Major overflows of River Sutlej have wreaked havoc in the villages as floodwaters spread for hundreds of miles. The roads were either inundated or washed away by the raging floodwaters, which have completely cut off land connections.

“On Thursday morning, there was a high level of flooding at the Baba Fareed Bridge in the Sutlej River across the limits of Minchinabad,” according to rescue sources. “More than 150 communities’ land connections have been severed as a result of the increased flow of flood water.”

“The Sutlej River is roaring and overpowering at the moment. … More than 50 villages are cut off. A search and rescue operation is underway in the region.”

In June 2022, a flood submerged approximately one-third of Pakistan, killing 1,700 people, affecting about 33 million others, and damaging or destroying around 2 million homes as well as thousands of schools and hospitals.

That flood, which was aggravated by climate change, washed away crops and destroyed infrastructure and thousands of miles of roads, railway tracks, and bridges. It was regarded as the biggest disaster in the country’s history, with a $16 billion recovery budget.

Academic activities in Punjab were meant to resume on August 21 after the summer vacation, but the provincial education department has decided to keep schools in the flood-affected areas closed till the situation stabilizes.

Pakistan lasts stable flood policies

Experts say that the main cause of the flood and the devastation it has inflicted in Pakistan is a lack of stable and long-lasting policies to prevent the situation.

Noaman Abdul Majid is a Karachi-based economist, geopolitical analyst, and social development expert. He is the CEO of WiXeman Global, a strategy consulting firm practicing in the Gulf Cooperation Council countries and Pakistan.

Majid told The Media Line that “Pakistan’s economy is already going through its worst crisis in decades, mainly driven by current account deficits and political instabilities.”

“The floods will create more pressure on foreign exchange. Pakistan needs long-term planning and investment to address its climate and sustainability issues. Otherwise, these natural disasters will keep exacerbating in the coming years,” he continued.

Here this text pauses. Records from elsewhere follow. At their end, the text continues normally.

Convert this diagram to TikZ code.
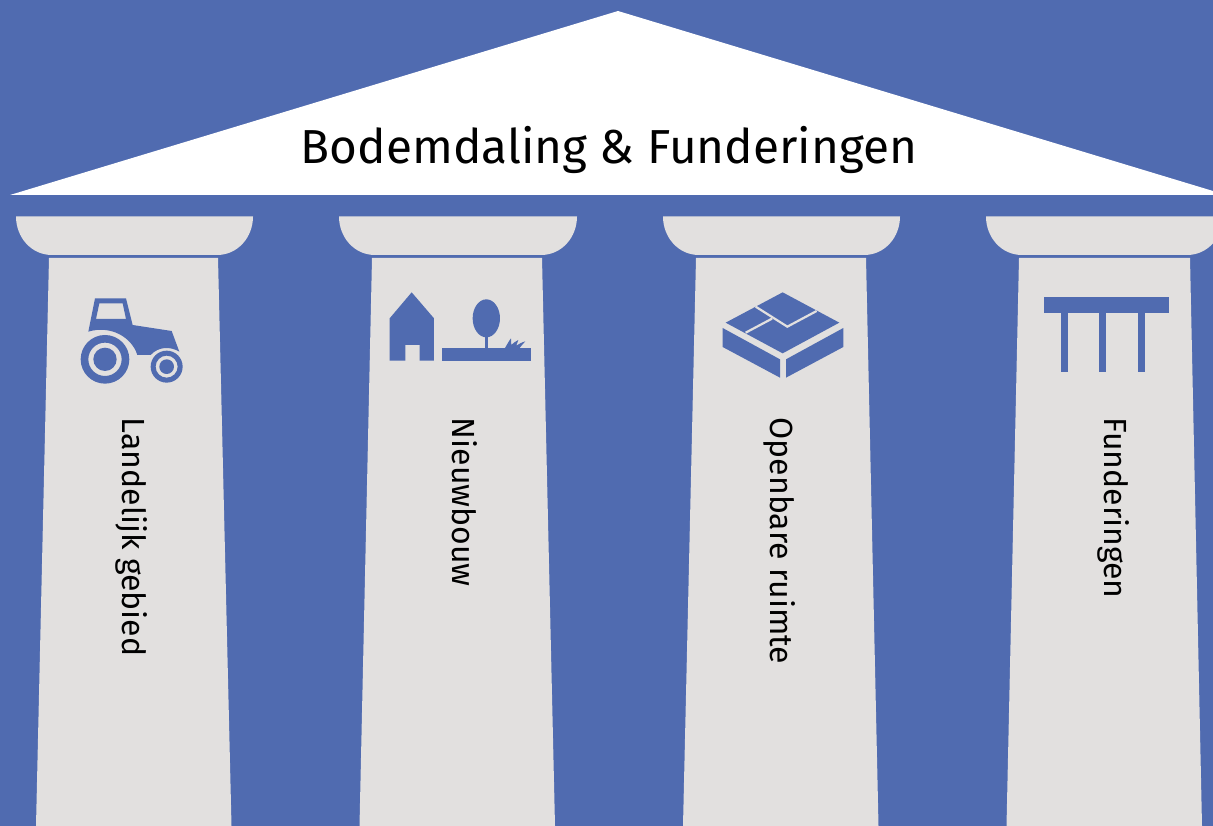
\documentclass[tikz,border=0pt]{standalone}
\usepackage{fontspec}
\setmainfont{Fira Sans}
\definecolor{templeblue}{HTML}{506BB0}
\definecolor{stonegrey}{HTML}{E2E0DF}
\tikzset{
  stone/.style={fill=stonegrey, draw=none},
  icon/.style={fill=templeblue, draw=none},
  pillartext/.style={anchor=base west, rotate=-90, inner sep=0pt, font=\fontsize{32}{32}\selectfont, text=black},
}
\begin{document}
\begin{tikzpicture}[x=1pt, y=-1pt]
% Background and roof
\clip (0, 0) rectangle (1213, 826);
\fill[templeblue] (0, 0) rectangle (1213, 826);
\fill[white] (10, 195) -- (618, 11) -- (1213, 191) -- (1213, 195) -- cycle;
\node[anchor=base, inner sep=0pt, font=\fontsize{47.7}{47.7}\selectfont, text=black] (title) at (609, 163.7) {Bodemdaling \& Funderingen};

% Capitals
\fill[stone] (16, 216.5) -- (253, 216.5) .. controls (253, 237) and (238, 255) .. (217, 255) -- (52, 255) .. controls (31, 255) and (16, 237) .. (16, 216.5) -- cycle;
\fill[stone] (339, 216.5) -- (577, 216.5) .. controls (577, 237) and (562, 255) .. (541, 255) -- (375, 255) .. controls (354, 255) and (339, 237) .. (339, 216.5) -- cycle;
\fill[stone] (663, 216.5) -- (900, 216.5) .. controls (900, 237) and (885, 255) .. (864, 255) -- (699, 255) .. controls (678, 255) and (663, 237) .. (663, 216.5) -- cycle;
\fill[stone] (986, 216.5) -- (1223, 216.5) .. controls (1223, 237) and (1208, 255) .. (1187, 255) -- (1022, 255) .. controls (1001, 255) and (986, 237) .. (986, 216.5) -- cycle;

% Shafts
\fill[stone] (49, 258) -- (218, 258) -- (231.5, 826) -- (36, 826) -- cycle;
\fill[stone] (372, 258) -- (542, 258) -- (555, 826) -- (359.5, 826) -- cycle;
\fill[stone] (696, 258) -- (866, 258) -- (878.5, 826) -- (683, 826) -- cycle;
\fill[stone] (1019, 258) -- (1190, 258) -- (1202, 826) -- (1006.5, 826) -- cycle;

% Pillar labels
\node[pillartext] (landelijk) at (122, 417.5) {Landelijk gebied};
\node[pillartext] (nieuwbouw) at (452, 417.5) {Nieuwbouw};
\node[pillartext] (openbaar) at (770, 417.5) {Openbare ruimte};
\node[pillartext] (funderingen) at (1104, 417.5) {Funderingen};

% Tractor
\begin{scope}[shift={(60, 280)}, x=0.3333pt, y=-0.3333pt]
\fill[icon, even odd rule] (85, 155) -- (105, 55) -- (198, 55) -- (218, 135) -- (335, 153) -- (358, 215)
  .. controls (330, 198) and (295, 200) .. (272, 225) -- (232, 225)
  .. controls (215, 170) and (150, 135) .. (85, 155) -- cycle
  (118, 70) -- (188, 70) -- (198, 117) -- (108, 117) -- cycle;
\fill[icon, even odd rule] (135, 238) circle[radius=73] (135, 238) circle[radius=50];
\fill[icon] (135, 238) circle[radius=35];
\fill[icon, even odd rule] (320, 260) circle[radius=48] (320, 260) circle[radius=33];
\fill[icon] (320, 260) circle[radius=22];
\end{scope}

% House, tree and grass
\begin{scope}[shift={(375, 280)}, x=0.3333pt, y=-0.3333pt]
\fill[icon] (44, 115) -- (110, 37) -- (177, 115) -- (177, 242) -- (134, 242) -- (134, 195) -- (91, 195) -- (91, 242) -- (44, 242) -- cycle;
\fill[icon] (201, 204) rectangle (468, 242);
\fill[icon] (334, 115) ellipse[x radius=41, y radius=57];
\fill[icon] (329, 165) rectangle (339, 204);
\fill[icon] (390, 204) .. controls (396, 195) and (400, 185) .. (408, 175) -- (409, 195) .. controls (415, 190) and (420, 184) .. (430, 180) -- (424, 197) .. controls (432, 192) and (440, 187) .. (451, 184) .. controls (444, 192) and (438, 198) .. (434, 204) -- cycle;
\end{scope}

% Paving
\begin{scope}[shift={(710, 280)}, x=0.3333pt, y=-0.3333pt]
\fill[icon] (218, 37) -- (388, 128) -- (218, 220) -- (47, 128) -- cycle;
\draw[stonegrey, line width=2.2pt] (137, 80) -- (232, 140) -- (320, 93);
\draw[stonegrey, line width=2.2pt] (186, 116) -- (107, 158);
\fill[icon] (38, 144) -- (210, 238) -- (210, 293) -- (38, 201) -- cycle;
\fill[icon] (228, 238) -- (400, 144) -- (400, 201) -- (228, 293) -- cycle;
\end{scope}

% Foundation
\begin{scope}[shift={(1030, 285)}, x=0.3333pt, y=-0.3333pt]
\fill[icon] (42, 36) rectangle (417, 84);
\fill[icon] (93, 84) rectangle (114, 261);
\fill[icon] (207, 84) rectangle (228, 261);
\fill[icon] (324, 84) rectangle (345, 261);
\end{scope}
\end{tikzpicture}
\end{document}
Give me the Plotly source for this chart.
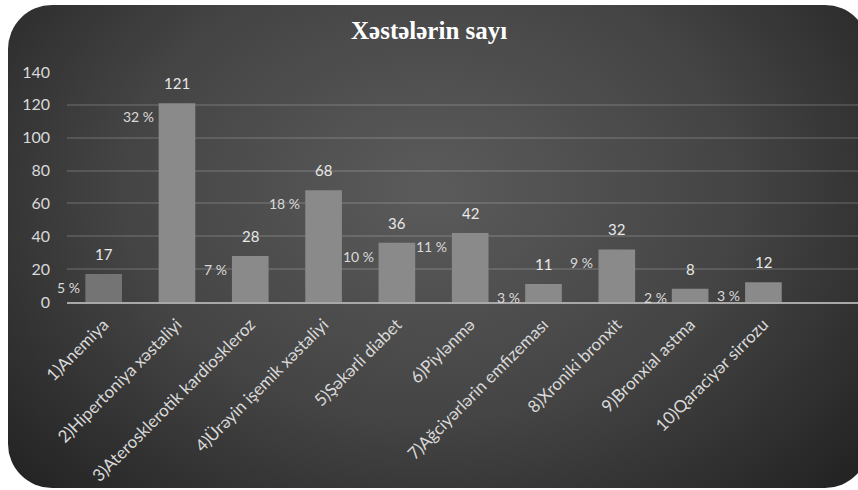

“The global community has made several pledges to the government of Pakistan in the recent past to fight climate change, but they have not materialized. The reason is the lack of tangible homework on the part of the Pakistani system to plan and execute real impact-oriented projects,” Majid added.

Jazib Mumtaz, a Karachi-based senior research economist and analyst at the Policy Research Unit of the Federation of Pakistan Chambers of Commerce and Industry, told The Media Line that “climate change is making seasonal rains heavier and more unpredictable. However, with better management and technology the flood water can be saved for long-term prospects of agricultural revival and food security.”

“Pakistan is one of the countries that is most vulnerable to long-term climate risk,” he went on, pointing out that it is still struggling the recover from the 2022 floods that inundated almost a third of the country. “The country’s vulnerability to flooding is exacerbated by factors such as climate change, deforestation, inadequate urban planning, and a lack of proper water management systems.”

Mumtaz urged Pakistan to “urgently adopt and implement comprehensive, long-term policies to mitigate the devastating impact of continuous flood disasters.

“By prioritizing long-term strategies over short-term fixes, Pakistan can proactively reduce the frequency and severity of flood disasters, safeguarding lives, livelihoods and critical infrastructure,” he added.

Mumtaz also noted that “Pakistan may drastically reduce the frequency and severity of flood disasters by incorporating such solutions into a cohesive and forward-thinking framework, protecting lives, livelihoods, and infrastructure for future generations.”